As far as CSS features go this is still relatively new. Because of this, support can be spotty. So let’s check out caniuse.com. Caniuse is a website created by a friend of mine Alexis Diveria, that shows you what features are supported on which browser versions.

Today the only solid CSS implementation is in webkit, so we’re going to focus on this. We’re going to cover basic masks in CSS and how you can use them. Then get into some more advanced CSS masking features and what they enable. Masking in the webkit implementation uses the webkit prefix for all it’s properties.

CSS Masking is very similar to CSS backgrounds, it as a shorthand as well as independent properties that can be applied like repeat or sizing. The mask image property is a CSS image just like background images so it can be any type of image supported by CSS like a url image or a CSS gradient.

Masking in webkit uses an inverted luminance mask so we can create this in photoshop. We can then apply this to any HTML content, like text in CSS. The nice thing about using masking in CSS rather than layering images is that you can change the mask based on media queries or animate content inside the masked element.

The shorthand for masking is:

-webkit-mask: url(../path/to/image);

And the detailed properties are:

-webkit-mask-image: url(../path/to/image);
-webkit-mask-size: cover;
-webkit-mask-position: center;
-webkit-mask-repeat: no-repeat;

There’s also a composite property which we’ll discuss further later. Using these properties you essentially have the same level of control over your mask as you would any background image applied to a CSS element.

Clip Paths

Clip paths are another way to manipulate the transparent portions of content but rather than using an image, they use a CSS shape. CSS shapes are vector shapes defined in CSS, these can be created by hand knowing the proper syntax or using a tool like clippy.

-webkit-clip-path: polygon(50% 0%, 0% 100%, 100% 100%);

Clip paths are neat because they allow you to create more interesting shapes than rectangles or rounded rectangles, but also because you can animate the shape from one to another using CSS transitions.

Compositing

Because CSS masking is based off of CSS backgrounds it also supports multiple mask images. This is where compositing comes in. The mask composite property allows you to adjust how the different mask image layers affect the transparency of the previous layers.

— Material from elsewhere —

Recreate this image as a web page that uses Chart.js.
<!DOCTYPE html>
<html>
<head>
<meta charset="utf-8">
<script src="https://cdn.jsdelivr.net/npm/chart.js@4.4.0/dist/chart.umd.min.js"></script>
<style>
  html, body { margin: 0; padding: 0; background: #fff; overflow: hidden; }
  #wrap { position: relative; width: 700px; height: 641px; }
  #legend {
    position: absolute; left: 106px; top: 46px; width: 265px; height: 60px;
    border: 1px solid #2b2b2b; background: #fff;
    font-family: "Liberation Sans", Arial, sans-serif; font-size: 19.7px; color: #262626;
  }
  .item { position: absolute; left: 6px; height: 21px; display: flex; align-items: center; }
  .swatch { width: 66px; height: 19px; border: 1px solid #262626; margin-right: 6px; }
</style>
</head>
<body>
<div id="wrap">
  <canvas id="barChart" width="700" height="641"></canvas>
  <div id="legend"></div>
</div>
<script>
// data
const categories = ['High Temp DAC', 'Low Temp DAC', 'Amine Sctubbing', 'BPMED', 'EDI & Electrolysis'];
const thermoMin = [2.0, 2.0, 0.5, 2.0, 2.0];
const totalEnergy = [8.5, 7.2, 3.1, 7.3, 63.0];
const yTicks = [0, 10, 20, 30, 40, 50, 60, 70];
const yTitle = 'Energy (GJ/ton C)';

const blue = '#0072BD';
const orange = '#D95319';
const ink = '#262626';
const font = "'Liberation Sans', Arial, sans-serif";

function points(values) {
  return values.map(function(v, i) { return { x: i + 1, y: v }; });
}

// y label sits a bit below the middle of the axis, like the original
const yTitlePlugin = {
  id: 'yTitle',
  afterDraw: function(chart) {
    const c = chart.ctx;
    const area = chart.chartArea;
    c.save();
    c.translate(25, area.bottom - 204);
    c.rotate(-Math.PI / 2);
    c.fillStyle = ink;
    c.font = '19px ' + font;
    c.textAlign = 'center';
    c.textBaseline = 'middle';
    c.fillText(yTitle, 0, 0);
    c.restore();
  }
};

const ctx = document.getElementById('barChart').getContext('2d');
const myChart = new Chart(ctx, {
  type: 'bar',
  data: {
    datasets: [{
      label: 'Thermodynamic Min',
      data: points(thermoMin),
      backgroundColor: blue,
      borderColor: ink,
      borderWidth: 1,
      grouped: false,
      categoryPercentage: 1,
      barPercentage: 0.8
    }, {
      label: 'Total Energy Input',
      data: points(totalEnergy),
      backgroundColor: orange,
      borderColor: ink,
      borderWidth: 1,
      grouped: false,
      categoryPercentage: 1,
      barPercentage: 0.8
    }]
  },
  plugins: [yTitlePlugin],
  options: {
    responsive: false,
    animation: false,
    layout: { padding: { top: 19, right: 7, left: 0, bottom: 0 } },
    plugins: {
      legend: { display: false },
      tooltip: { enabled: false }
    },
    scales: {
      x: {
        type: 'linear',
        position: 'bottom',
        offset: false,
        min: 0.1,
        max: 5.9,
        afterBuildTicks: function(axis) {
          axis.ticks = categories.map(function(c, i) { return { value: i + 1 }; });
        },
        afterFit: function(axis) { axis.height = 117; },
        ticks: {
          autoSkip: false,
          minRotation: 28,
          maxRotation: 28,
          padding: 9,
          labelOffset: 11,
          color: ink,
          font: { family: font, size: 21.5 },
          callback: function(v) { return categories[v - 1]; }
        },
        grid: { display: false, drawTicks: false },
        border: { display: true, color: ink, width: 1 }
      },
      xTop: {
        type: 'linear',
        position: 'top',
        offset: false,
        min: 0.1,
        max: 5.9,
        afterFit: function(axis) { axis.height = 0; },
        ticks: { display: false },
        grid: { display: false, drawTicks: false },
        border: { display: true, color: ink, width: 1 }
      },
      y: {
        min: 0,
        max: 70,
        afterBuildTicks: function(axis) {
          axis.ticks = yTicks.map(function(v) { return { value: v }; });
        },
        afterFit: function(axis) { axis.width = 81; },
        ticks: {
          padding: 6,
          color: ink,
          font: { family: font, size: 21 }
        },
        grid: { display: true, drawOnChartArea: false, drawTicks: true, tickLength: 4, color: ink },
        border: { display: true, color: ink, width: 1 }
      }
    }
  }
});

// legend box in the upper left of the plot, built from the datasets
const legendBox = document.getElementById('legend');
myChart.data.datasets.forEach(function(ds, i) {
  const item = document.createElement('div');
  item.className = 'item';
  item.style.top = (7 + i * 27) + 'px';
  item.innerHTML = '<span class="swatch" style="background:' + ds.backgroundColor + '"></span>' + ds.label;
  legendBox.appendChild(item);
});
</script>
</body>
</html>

-webkit-mask-composite: source-over;

It takes a number of values and these all manipulate the resulting output in a variety of ways. The default value is source-over, meaning the source mask image (next layer) is rendered over the destination mask image (previous layer). This basically adds any subsequent images to your mask. The current compositing values supported by webkit are as follows:

  • clear
    Overlapping pixels in the source mask image and the destination mask image are cleared.
  • copy
    The source mask image replaces the destination mask image.
  • source-over
    The source mask image is rendered over the destination mask image.
  • source-in
    Overlapping pixels in the source mask image and the destination mask image are replaced by the pixels of the source mask image; all other pixels are cleared.
  • source-out
    Overlapping pixels in the source mask image and the destination mask image are cleared; all remaining pixels of the source mask image are rendered.
  • source-atop
    The pixels of the destination mask image are rendered. The pixels of the source mask image are rendered only if they overlap a nontransparent portion of the destination mask image. This causes the source mask image to have no effect.
  • destination-over
    The destination mask image is rendered over the source mask image.
  • destination-in
    Overlapping pixels in the source mask image and the destination mask image remain the pixels of the destination mask image; all other pixels are cleared.
  • destination-out
    Overlapping pixels in the source mask image and the destination mask image are cleared; all remaining pixels of the source mask image are rendered.
  • destination-atop
    The pixels of the source mask image are rendered. The pixels of the destination mask image are rendered only if they overlap a nontransparent portion of the destination mask image. This causes the destination mask image to have no effect.
  • xor
    Overlapping pixels in the source mask image and the destination mask image become fully transparent if they are both fully opaque.

However these are specific to the webkit implementation and the W3C specification currently lists different naming conventions for it’s values. The values listed by the W3C are below, with the webkit values they map to in parentheses:

  • add (source-over)
    The mask image layer closer to the user is placed above the next mask image layer.
  • subtract (source-out)
    The mask image layer closer to the user is placed where it falls outside of the next mask image layer.
  • intersect (source-in)
    The parts of the mask image layer closer to the user that overlap the next mask image layer replace the parts of the next mask image layer.
  • exclude (xor)
    The non-overlaping parts of the mask image layer closer to the user and the next mask image layer are combined.

Using multiple mask layers and compositing can provide some very interesting results. Particularly when you combine them with mask position and animate individual layers based on interaction. Masks are a great way to leverage transparency on your designs in a more powerful way.